Fading Optimism as Geopolitical Clarity Evaporates
Financial markets are experiencing another bout of volatility as earlier optimism surrounding diplomatic developments gives way to renewed caution. Analysts highlight that inconsistent and unclear communication between major parties is now actively dampening investor risk appetite.
Oil Prices Lead the Rebound, Signaling Sustained Tensions
International crude benchmarks have staged a robust recovery, serving as the most immediate barometer of shifting sentiment. West Texas Intermediate crude has rallied decisively, clawing back more than half of its steep losses from earlier in the week and approaching the $94 per barrel level.
Brent crude has moved in tandem. The prevailing view among traders is that the situation around critical global shipping lanes is unlikely to see dramatic near-term improvement, providing a firm floor for oil prices.
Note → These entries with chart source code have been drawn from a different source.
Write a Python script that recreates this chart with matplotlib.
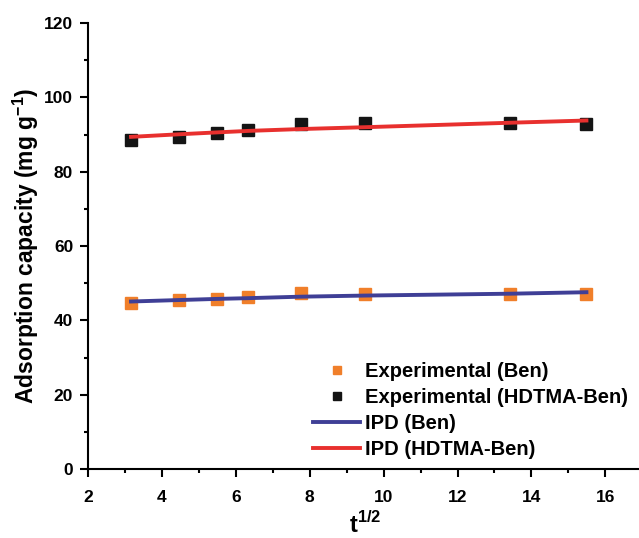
import matplotlib
matplotlib.use("Agg")
import matplotlib.pyplot as plt
from matplotlib.ticker import MultipleLocator

# === DATA ===
t_half = [3.16, 4.47, 5.48, 6.32, 7.75, 9.49, 13.42, 15.49]
exp_ben = [44.7, 45.4, 45.8, 46.3, 47.3, 47.2, 47.2, 47.1]
exp_hdtma = [88.5, 89.4, 90.5, 91.3, 92.9, 93.2, 93.0, 92.9]
ipd_ben = [45.1, 45.5, 45.8, 46.0, 46.4, 46.7, 47.2, 47.6]
ipd_hdtma = [89.4, 90.1, 90.6, 91.0, 91.5, 92.0, 93.2, 93.8]

plt.rcParams['font.family'] = ['Liberation Sans', 'DejaVu Sans']
plt.rcParams['font.weight'] = 'bold'
plt.rcParams['mathtext.fontset'] = 'custom'
plt.rcParams['mathtext.rm'] = 'Liberation Sans:bold'
plt.rcParams['mathtext.bf'] = 'Liberation Sans:bold'

# === PLOT ===
fig = plt.figure(figsize=(6.39, 5.38), dpi=100)
ax = fig.add_axes([0.138, 0.128, 0.867, 0.829])

ax.plot(t_half, exp_ben, 's', color='#F07F2A', markersize=8.5, label='Experimental (Ben)', zorder=2)
ax.plot(t_half, exp_hdtma, 's', color='#141414', markersize=8.5, label='Experimental (HDTMA-Ben)', zorder=2)
ax.plot(t_half, ipd_ben, '-', color='#3F3F96', linewidth=2.8, label='IPD (Ben)', zorder=3)
ax.plot(t_half, ipd_hdtma, '-', color='#E8302E', linewidth=2.8, label='IPD (HDTMA-Ben)', zorder=3)

ax.set_xlim(2, 17)
ax.set_ylim(0, 120)
ax.xaxis.set_major_locator(MultipleLocator(2))
ax.xaxis.set_minor_locator(MultipleLocator(1))
ax.yaxis.set_major_locator(MultipleLocator(20))
ax.yaxis.set_minor_locator(MultipleLocator(10))

ax.spines['top'].set_visible(False)
ax.spines['right'].set_visible(False)
for s in ['left', 'bottom']:
    ax.spines[s].set_linewidth(1.5)
ax.tick_params(which='major', direction='out', length=5.8, width=1.5, labelsize=12.5)
ax.tick_params(which='minor', direction='out', length=3.2, width=1.5)
ax.tick_params(axis='x', which='major', pad=9)
ax.tick_params(axis='y', which='major', pad=5)
for lbl in ax.get_xticklabels() + ax.get_yticklabels():
    lbl.set_fontweight('bold')

ax.set_xlabel('t$^{\\mathbf{1/2}}$', fontsize=17, fontweight='bold', labelpad=5)
ax.set_ylabel('Adsorption capacity (mg g$^{\\mathbf{-1}}$)', fontsize=16.5, fontweight='bold', labelpad=2)

leg = ax.legend(loc='upper left', bbox_to_anchor=(0.49, 0.327), bbox_transform=fig.transFigure,
                frameon=False, fontsize=14.5, borderpad=0, borderaxespad=0,
                handlelength=2.33, handletextpad=0.25, labelspacing=0.35, markerscale=0.75)

fig.savefig('out.png', dpi=100)
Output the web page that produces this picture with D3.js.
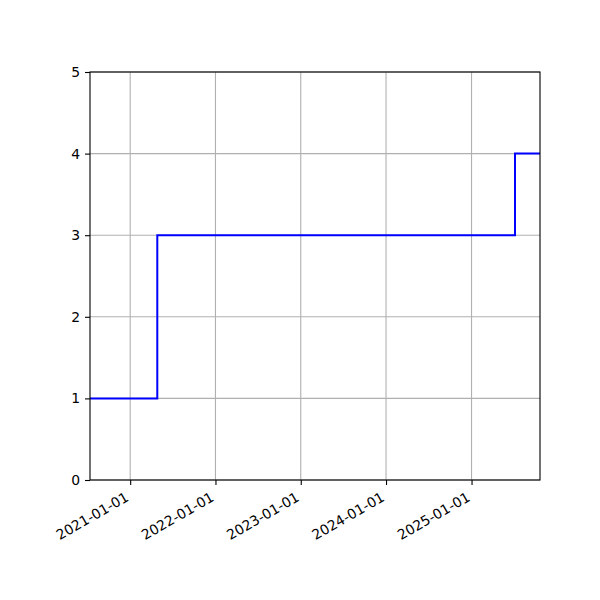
<!DOCTYPE html>
<html lang="en">
<head>
  <meta charset="UTF-8">
  <title>Step chart</title>
  <script src="https://d3js.org/d3.v7.min.js"></script>
  <style>
    body { margin: 0; background: white; }
    svg { display: block; font-family: "DejaVu Sans", sans-serif; }
  </style>
</head>
<body>
  <div id="viz"></div>
  <script>
    // data
    const stepDates = ["2020-07-13", "2021-04-27", "2025-07-06", "2025-10-21"];
    const stepValues = [1, 3, 4, 4];
    const xTickLabels = ["2021-01-01", "2022-01-01", "2023-01-01", "2024-01-01", "2025-01-01"];
    const yTicks = [0, 1, 2, 3, 4, 5];

    const svgWidth = 600, svgHeight = 600;
    const margin = { top: 72, right: 60, bottom: 120, left: 90 };
    const width = svgWidth - margin.left - margin.right;
    const height = svgHeight - margin.top - margin.bottom;

    const parse = d3.utcParse("%Y-%m-%d");
    const points = stepDates.map((d, i) => ({ date: parse(d), value: stepValues[i] }));

    const svg = d3.select("#viz").append("svg")
      .attr("width", svgWidth)
      .attr("height", svgHeight)
      .append("g")
      .attr("transform", `translate(${margin.left},${margin.top})`);

    const x = d3.scaleUtc()
      .domain(d3.extent(points, d => d.date))
      .range([0, width]);

    const y = d3.scaleLinear()
      .domain([0, 5])
      .range([height, 0]);

    const xTicks = xTickLabels.map(parse);

    // Grid
    svg.append("g")
      .selectAll("line")
      .data(xTicks)
      .enter()
      .append("line")
      .attr("x1", d => x(d)).attr("x2", d => x(d))
      .attr("y1", 0).attr("y2", height)
      .attr("stroke", "#b0b0b0")
      .attr("stroke-width", 1.1);

    svg.append("g")
      .selectAll("line")
      .data(yTicks)
      .enter()
      .append("line")
      .attr("x1", 0).attr("x2", width)
      .attr("y1", d => y(d)).attr("y2", d => y(d))
      .attr("stroke", "#b0b0b0")
      .attr("stroke-width", 1.1);

    // Step line
    const line = d3.line()
      .x(d => x(d.date))
      .y(d => y(d.value))
      .curve(d3.curveStepAfter);

    svg.append("path")
      .datum(points)
      .attr("fill", "none")
      .attr("stroke", "#0000ff")
      .attr("stroke-width", 2)
      .attr("d", line);

    // Axes
    const xAxis = svg.append("g")
      .attr("transform", `translate(0,${height})`)
      .call(d3.axisBottom(x).tickValues(xTicks).tickSize(5).tickFormat(d3.utcFormat("%Y-%m-%d")));
    xAxis.select(".domain").remove();
    xAxis.selectAll(".tick line").attr("stroke", "#000").attr("stroke-width", 1.1);
    xAxis.selectAll(".tick text")
      .attr("font-size", "13.9px")
      .attr("font-family", "DejaVu Sans")
      .attr("fill", "#000")
      .attr("text-anchor", "end")
      .attr("y", 0)
      .attr("dy", 0)
      .attr("transform", "translate(-1,20) rotate(-30)");

    const yAxis = svg.append("g")
      .call(d3.axisLeft(y).tickValues(yTicks).tickSize(5).tickPadding(5).tickFormat(d3.format("d")));
    yAxis.select(".domain").remove();
    yAxis.selectAll(".tick line").attr("stroke", "#000").attr("stroke-width", 1.1);
    yAxis.selectAll(".tick text")
      .attr("font-size", "13.9px")
      .attr("font-family", "DejaVu Sans")
      .attr("fill", "#000");

    // Frame
    svg.append("rect")
      .attr("width", width)
      .attr("height", height)
      .attr("fill", "none")
      .attr("stroke", "#000")
      .attr("stroke-width", 1.1);
  </script>
</body>
</html>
This recovery in energy markets underscores a market reassessment of geopolitical de-escalation timelines.
Broad-Based Pressure on Risk Assets Emerges
In contrast to the strength in oil, other asset classes are facing headwinds:
- Equities: U.S. stock index futures are pointing to a lower open.
- Fixed Income: The yield on the 10-year U.S. Treasury note has climbed back to 4.38%.
- Precious Metals: Gold and silver have come under pressure, falling nearly 2% and over 4% respectively, as their safe-haven appeal is temporarily offset by a stronger dollar and rising yields.
This collective market movement suggests the rapid unwinding of any 'peace premium.' Capital is reallocating towards a more cautious stance. The path ahead will likely hinge on the clarity and consistency of geopolitical developments.